In light of such incidents, Microsoft is establishing a new driver standard and plans to phase out OEM kernel-level privileges. In other words, hardware vendors and software developers will no longer be permitted to inject driver code directly into the kernel, ensuring that a driver crash no longer brings down the entire operating system.
Microsoft’s vision is that all signed drivers will eventually be required to meet far stricter security and reliability standards and pass a new battery of certification tests. Over the next several years, the volume of code operating in kernel mode will be sharply reduced, including drivers responsible for networking, cameras, USB, printers, and storage devices.
To support this shift, Windows is developing expanded built-in drivers and standardized APIs. OEMs and software developers will be able to replace their custom or proprietary kernel-level modules with these Windows-native drivers—stabilizing the OS and reducing overall system bloat.
Vendors will need either to adopt these standardized drivers or migrate their operational logic from kernel mode to user mode, ensuring that core functions continue to work while driver privileges are cleanly separated from the kernel.

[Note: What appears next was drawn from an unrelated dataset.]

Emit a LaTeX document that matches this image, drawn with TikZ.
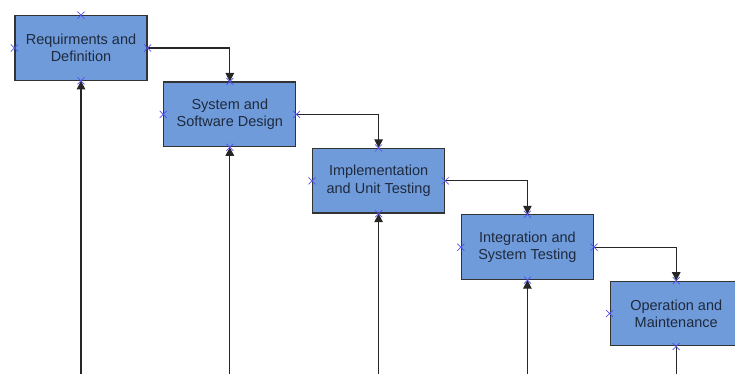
\documentclass[tikz,border=0pt]{standalone}
\usepackage{fontspec}
\setmainfont{Liberation Sans}
\usetikzlibrary{positioning,arrows.meta}
\definecolor{phasefill}{RGB}{112,155,218}
\definecolor{phasetext}{RGB}{30,42,62}
\definecolor{markblue}{RGB}{80,80,240}

\begin{document}
\begin{tikzpicture}[x=1pt,y=1pt,
  phase/.style={draw=black!80, line width=1.2pt, fill=phasefill, text=phasetext,
    minimum width=132pt, minimum height=64.6pt, inner sep=0pt, align=center,
    font=\fontsize{14.5}{17.5}\selectfont},
  link/.style={draw=black!85, line width=1.1pt},
  flow/.style={link, -{Triangle[length=8.5pt,width=8.5pt]}}]
  \clip (0,0) rectangle (735,374);
  % the five phases, stepping down to the right
  \node[phase] (req) at (81,326) {Requirments and\\Definition};
  \node[phase, below right=0.6pt and 15.6pt of req] (des) {System and\\Software Design};
  \node[phase, below right=0.6pt and 15.6pt of des] (imp) {Implementation\\and Unit Testing};
  \node[phase, below right=0.6pt and 15.6pt of imp] (int) {Integration and\\System Testing};
  \node[phase, below right=0.6pt and 15.6pt of int] (ops) {Operation and\\Maintenance};
  % lines coming up from below
  \foreach \n in {req,des,imp,int} {
    \coordinate (\n-in) at (\n.south |- 0,0);
    \draw[flow] (\n-in) -- (\n.south);
  }
  \coordinate (ops-out) at (ops.south |- 0,0);
  \draw[link] (ops.south) -- (ops-out);
  % steps
  \draw[flow] (req.east) -| (des.north);
  \draw[flow] (des.east) -| (imp.north);
  \draw[flow] (imp.east) -| (int.north);
  \draw[flow] (int.east) -| (ops.north);
  % connection marks
  \foreach \n in {req,des,imp,int,ops}
    \foreach \a in {north,south,east,west}
      \draw[markblue, line width=0.7pt] (\n.\a) ++(-3.5,-3.5) -- ++(7,7) ++(0,-7) -- ++(-7,7);
\end{tikzpicture}
\end{document}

However, Microsoft has also clarified that Windows will continue to support third-party kernel-mode drivers and will not constrain innovation in areas where no standardized driver exists. For example, GPU graphics drivers will continue to run in kernel mode.
For drivers that must remain in kernel space, Microsoft is introducing several practical safeguards designed to improve quality and contain failures before they escalate into system-wide crashes. These include new mandatory compiler-level security constraints, driver isolation to limit the blast radius of faults, and DMA remapping to prevent unintended access to kernel memory.
Finally, based on current information, Microsoft is unlikely to restrict kernel-level anti-cheat drivers. Although such modules have historically caused security vulnerabilities or system instability, game developers will continue to rely on kernel-mode anti-cheat solutions unless and until Microsoft produces a standardized alternative.